Supposing you go FHA and put 5% down ($2000), you mortgage payment would be $ 181. (figured at current March 2012 interest rate of 4%)
Your total monthly payment would be: 462 + 181 = $ 643. which is a 49% debt to income ratio. Some banks will allow that, depending on your credit. But you must remember that to qualify for an FHA loan you'd have to add an insurance payment, since FHA requires for you to carry insurance, which is, say, $500/year, 500/12=42/month. The insurance payment will bring up your total monthly payment to $685, which would most definitely not be okay with a lender.

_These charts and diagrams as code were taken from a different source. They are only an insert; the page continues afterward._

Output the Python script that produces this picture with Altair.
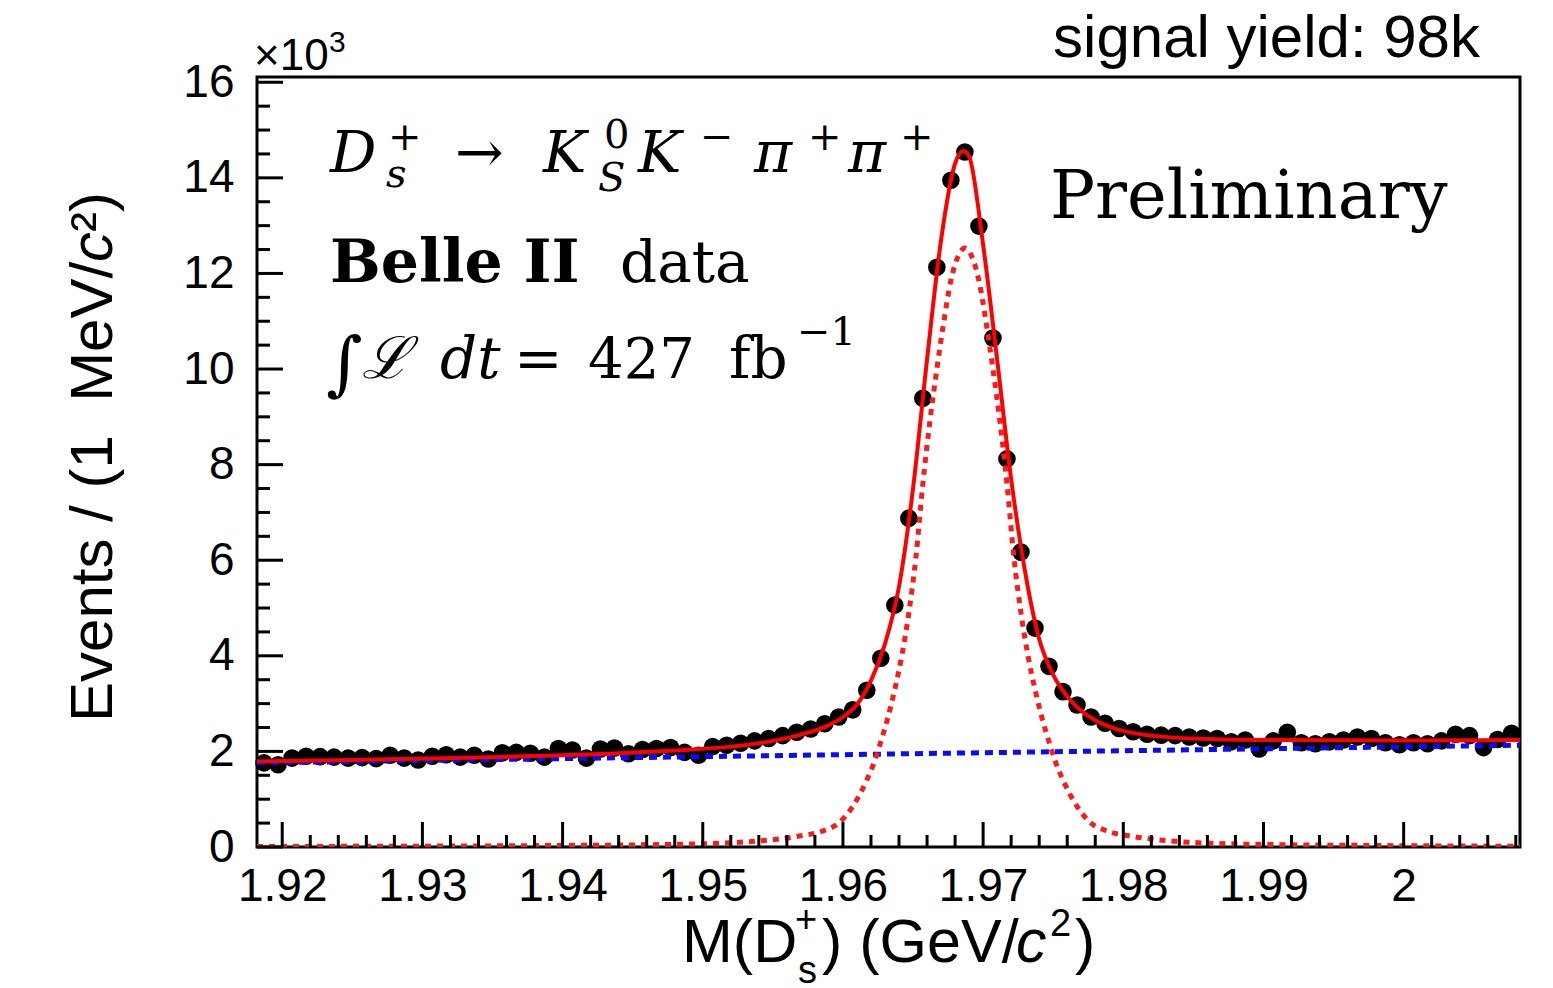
import altair as alt
import pandas as pd

# ---------------- data (values in units of 10^3 events / MeV) ----------------
bin_low = 1.9182
bin_width = 0.001
counts = [1.76, 1.72, 1.86, 1.90, 1.89, 1.88, 1.86, 1.87, 1.85, 1.92,
          1.86, 1.82, 1.90, 1.93, 1.88, 1.92, 1.84, 1.97, 1.98, 1.96,
          1.88, 2.06, 2.03, 1.86, 2.05, 2.07, 1.95, 2.04, 2.06, 2.08,
          1.98, 1.92, 2.10, 2.13, 2.17, 2.22, 2.27, 2.33, 2.40, 2.47,
          2.58, 2.72, 2.87, 3.28, 3.95, 5.06, 6.88, 9.39, 12.13, 13.95,
          14.54, 12.99, 10.65, 8.12, 6.17, 4.58, 3.78, 3.25, 2.97, 2.72,
          2.59, 2.48, 2.41, 2.36, 2.34, 2.33, 2.30, 2.28, 2.27, 2.20,
          2.24, 2.05, 2.22, 2.40, 2.18, 2.16, 2.20, 2.24, 2.30, 2.27,
          2.18, 2.14, 2.18, 2.16, 2.22, 2.36, 2.33, 2.08, 2.25, 2.38]
centers = [round(bin_low + bin_width * (i + 0.5), 5) for i in range(len(counts))]

total_x = [1.9182, 1.925, 1.935, 1.944, 1.948, 1.952, 1.955, 1.957, 1.959, 1.960,
           1.961, 1.962, 1.963, 1.964, 1.965, 1.966, 1.967, 1.968, 1.9686, 1.969,
           1.970, 1.971, 1.972, 1.973, 1.974, 1.975, 1.976, 1.977, 1.978, 1.979,
           1.980, 1.982, 1.985, 1.990, 2.000, 2.0083]
total_y = [1.79, 1.82, 1.88, 1.96, 2.02, 2.10, 2.22, 2.35, 2.55, 2.72,
           2.98, 3.48, 4.25, 5.45, 7.5, 10.2, 12.7, 14.3, 14.56, 14.45,
           12.6, 10.2, 7.7, 5.75, 4.35, 3.6, 3.15, 2.85, 2.65, 2.52,
           2.43, 2.33, 2.27, 2.24, 2.23, 2.24]

signal_x = [1.9182, 1.9387, 1.9487, 1.9537, 1.9567, 1.9587, 1.9597, 1.9607, 1.9617, 1.9622,
            1.9627, 1.9632, 1.9637, 1.9642, 1.9647, 1.9652, 1.9657, 1.9662, 1.9667, 1.9672,
            1.9677, 1.9682, 1.9687, 1.9692, 1.9697, 1.9702, 1.9707, 1.9712, 1.9717, 1.9722,
            1.9727, 1.9732, 1.9737, 1.9742, 1.9747, 1.9752, 1.9757, 1.9767, 1.9777, 1.9787,
            1.9807, 1.9837, 1.9887, 1.9987, 2.0083]
signal_y = [0.01, 0.03, 0.06, 0.12, 0.22, 0.35, 0.5, 0.85, 1.4, 1.75,
            2.2, 2.7, 3.3, 4.0, 4.9, 6.05, 7.6, 8.9, 10.0, 11.0,
            11.85, 12.35, 12.53, 12.35, 11.85, 11.0, 10.0, 8.9, 7.6, 6.05,
            4.9, 4.0, 3.3, 2.7, 2.2, 1.75, 1.4, 0.85, 0.5, 0.35,
            0.22, 0.12, 0.06, 0.03, 0.015]

bkg_x = [1.9182, 2.0083]
bkg_y = [1.76, 2.13]

x_major = [1.92, 1.93, 1.94, 1.95, 1.96, 1.97, 1.98, 1.99, 2.00]
x_minor = [round(1.92 + 0.002 * k, 4) for k in range(0, 45) if k % 5 != 0]
y_major = [0, 2, 4, 6, 8, 10, 12, 14, 16]
y_minor = [0.5 * k for k in range(0, 33) if k % 4 != 0]

# ---------------- layout ----------------
X0, Y0 = 257, 77          # plot-area origin on the page
W, H = 1263, 770
xs = alt.Scale(domain=[1.9182, 2.0083], nice=False, zero=False)
ys = alt.Scale(domain=[0, 16.11], nice=False, zero=False)

x_axis = alt.Axis(values=x_major, labelExpr="format(datum.value, '.2~f')", title=None,
                  tickSize=0, domain=False, grid=False, labelPadding=17,
                  labelFont="Liberation Sans", labelFontSize=46, labelColor="black",
                  labelFlush=False, labelOverlap=False)
y_axis = alt.Axis(values=y_major, format="d", title=None, tickSize=0, domain=False,
                  grid=False, labelPadding=23, labelFont="Liberation Sans",
                  labelFontSize=46, labelColor="black", labelOverlap=False)

pts = alt.Chart(pd.DataFrame({"m": centers, "n": counts})).mark_circle(
    size=310, color="black", opacity=1).encode(
    x=alt.X("m:Q", scale=xs, axis=x_axis), y=alt.Y("n:Q", scale=ys, axis=y_axis))

bkg = alt.Chart(pd.DataFrame({"m": bkg_x, "n": bkg_y})).mark_line(
    color="#0a0aff", strokeWidth=5, strokeDash=[8, 6], clip=True).encode(
    x=alt.X("m:Q", scale=xs, axis=x_axis), y=alt.Y("n:Q", scale=ys, axis=y_axis))

sig = alt.Chart(pd.DataFrame({"m": signal_x, "n": signal_y})).mark_line(
    color="#ff1a1a", strokeWidth=5, strokeDash=[6, 6], interpolate="monotone", clip=True).encode(
    x=alt.X("m:Q", scale=xs, axis=x_axis), y=alt.Y("n:Q", scale=ys, axis=y_axis))

tot = alt.Chart(pd.DataFrame({"m": total_x, "n": total_y})).mark_line(
    color="#ff0000", strokeWidth=4, interpolate="monotone", clip=True).encode(
    x=alt.X("m:Q", scale=xs, axis=x_axis), y=alt.Y("n:Q", scale=ys, axis=y_axis))

xt_major = alt.Chart(pd.DataFrame({"t": x_major})).mark_rule(color="black", strokeWidth=3).encode(
    x=alt.X("t:Q", scale=xs, axis=x_axis), y=alt.value(H), y2=alt.value(H - 25))
xt_minor = alt.Chart(pd.DataFrame({"t": x_minor})).mark_rule(color="black", strokeWidth=3).encode(
    x=alt.X("t:Q", scale=xs, axis=x_axis), y=alt.value(H), y2=alt.value(H - 12))
yt_major = alt.Chart(pd.DataFrame({"t": y_major})).mark_rule(color="black", strokeWidth=3).encode(
    y=alt.Y("t:Q", scale=ys, axis=y_axis), x=alt.value(0), x2=alt.value(26))
yt_minor = alt.Chart(pd.DataFrame({"t": y_minor})).mark_rule(color="black", strokeWidth=3).encode(
    y=alt.Y("t:Q", scale=ys, axis=y_axis), x=alt.value(0), x2=alt.value(13))


def txt(s, px, py, size, font="DejaVu Serif", style="normal", weight="normal",
        align="left", angle=0, baseline="alphabetic"):
    return alt.Chart(pd.DataFrame({"s": [s]})).mark_text(
        font=font, fontSize=size, fontStyle=style, fontWeight=weight, align=align,
        baseline=baseline, angle=angle, color="black").encode(
        x=alt.value(px - X0), y=alt.value(py - Y0), text="s:N")


SANS = "Liberation Sans"
texts = [
    # D_s^+ -> K_S^0 K^- pi^+ pi^+
    txt("D", 330, 172, 58, style="italic"),
    txt("+", 388, 150, 40),
    txt("s", 386, 187, 40, style="italic"),
    txt("→", 455, 172, 58),
    txt("K", 543, 172, 58, style="italic"),
    txt("0", 604, 148, 40),
    txt("S", 598, 191, 40, style="italic"),
    txt("K", 638, 172, 58, style="italic"),
    txt("−", 700, 150, 40),
    txt("π", 754, 172, 58, style="italic"),
    txt("+", 808, 150, 40),
    txt("π", 848, 172, 58, style="italic"),
    txt("+", 900, 150, 40),
    # Belle II data
    txt("Belle II", 330, 282, 60, weight="bold"),
    txt("data", 620, 282, 58),
    # integral L dt = 427 fb^-1
    txt("∫", 326, 387, 70),
    txt("ℒ", 362, 378, 58, style="italic"),
    txt("dt", 440, 378, 58, style="italic"),
    txt("=", 514, 378, 58),
    txt("427", 588, 378, 56),
    txt("fb", 729, 378, 58),
    txt("−1", 797, 345, 40),
    # Preliminary
    txt("Preliminary", 1050, 218, 67),
    # signal yield
    txt("signal yield: 98k", 1480, 57, 60, font=SANS, align="right"),
    # x10^3
    txt("×10", 254, 70, 44, font=SANS),
    txt("3", 329, 52, 30, font=SANS),
    # x-axis title
    txt("M(D", 682, 962, 61, font=SANS),
    txt("+", 795, 932, 38, font=SANS),
    txt("s", 798, 983, 38, font=SANS),
    txt(") (GeV/", 822, 962, 61, font=SANS),
    txt("c", 1016, 962, 61, font=SANS, style="italic"),
    txt("2", 1050, 936, 38, font=SANS),
    txt(")", 1075, 962, 61, font=SANS),
    # y-axis title (rotated, reading bottom to top)
    txt("Events / (1\u00a0 MeV/", 112, 722, 60, font=SANS, angle=270),
    txt("c", 112, 262, 60, font=SANS, style="italic", angle=270),
    txt("²)", 112, 232, 60, font=SANS, angle=270),
]

chart = alt.layer(pts, bkg, sig, tot, xt_major, xt_minor, yt_major, yt_minor, *texts).properties(
    width=W, height=H,
    autosize=alt.AutoSizeParams(type="none"),
    padding={"left": X0, "top": Y0, "right": 1553 - X0 - W, "bottom": 988 - Y0 - H},
    background="white",
).configure_view(stroke="black", strokeWidth=3)

chart.save("out.html", embed_options={"renderer": "svg", "actions": False})
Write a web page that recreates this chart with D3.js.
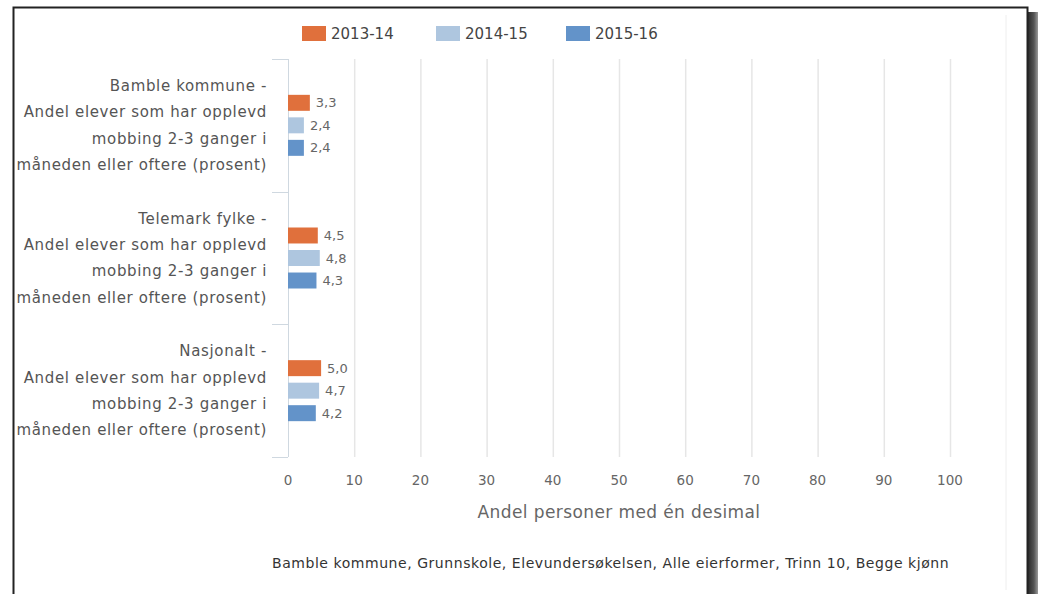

You can afford a much more expensive house than a condo. A condo may only be listed for $40,000, but the condo fee of $300 can easily tip the ratio over the top, making the purchase impossible.
Example 2:
A house listed for $70,000, tax $1700
Say you go FHA and put $2450 (3.5%) down
Mortgage payment: $ 322.
Tax:                         $ 142.
Insurance:                $   50.
                                  ------
                               $   514. /mo
The debt to income ratio in this case is only 39%, which is under the 41% and you are perfectly fine.

3. FHA and conventional Appraisals


Banks require appraisals for both types of loans, but the FHA appraisal is much more strict, and often downright ridiculous. The rules say that the house must be livable, but what FHA deems livable, can be just about anything, such as scuff marks on the door, a spot of peeling paint, even a rickety shed in the back yard that no one plans to live in! Once the FHA appraiser has his say, the bank can not lend the money on the property until every little thing specified in the appraisal report is fixed. A seller is asked to fix those problems. Asked does not mean he will do it. He may not want to, the sale will fall through, and you lose the $500-$600 you paid for the appraisal. You are not getting it back, so always be ready for that curve ball. Hiring an inspector to check out the property before the appraiser goes out would cost you about $300, which you'll never get back either, and, normally, an average inspector will not be able to come up with all the things the appraiser will dig up - often an inspector wold dismiss those items as unimportant. And they do seem totally unimportant, considering the FHA basic requirement is for a property to be livable. Now, how does a scuff mark on the door make it unlivable, I'd like to know! It often seems like an FHA appraiser enjoys "playing god" and putting as many spokes in your wheel as possible. I have experienced this first hand!

An appraisal for a conventional loan is more realistic and, basically, just considers the value of the property and the values of the surrounding similar homes. A conventional appraisal is also cheaper ($350).

If you so much as suspect that the house you are purchasing is in need of some repairs, however slight, you might want to start out from the very beginning as an FHA 203K - an FHA rehab loan. A 203K loan will allow you to finance whatever ridiculous repairs an appraiser will dream up of into the amount of the loan. But look at the properties a bit cheaper, and do your best to estimate the cost of repairs, so you can allow for the increase of the monthly payment and still stay within the debt to income guidelines!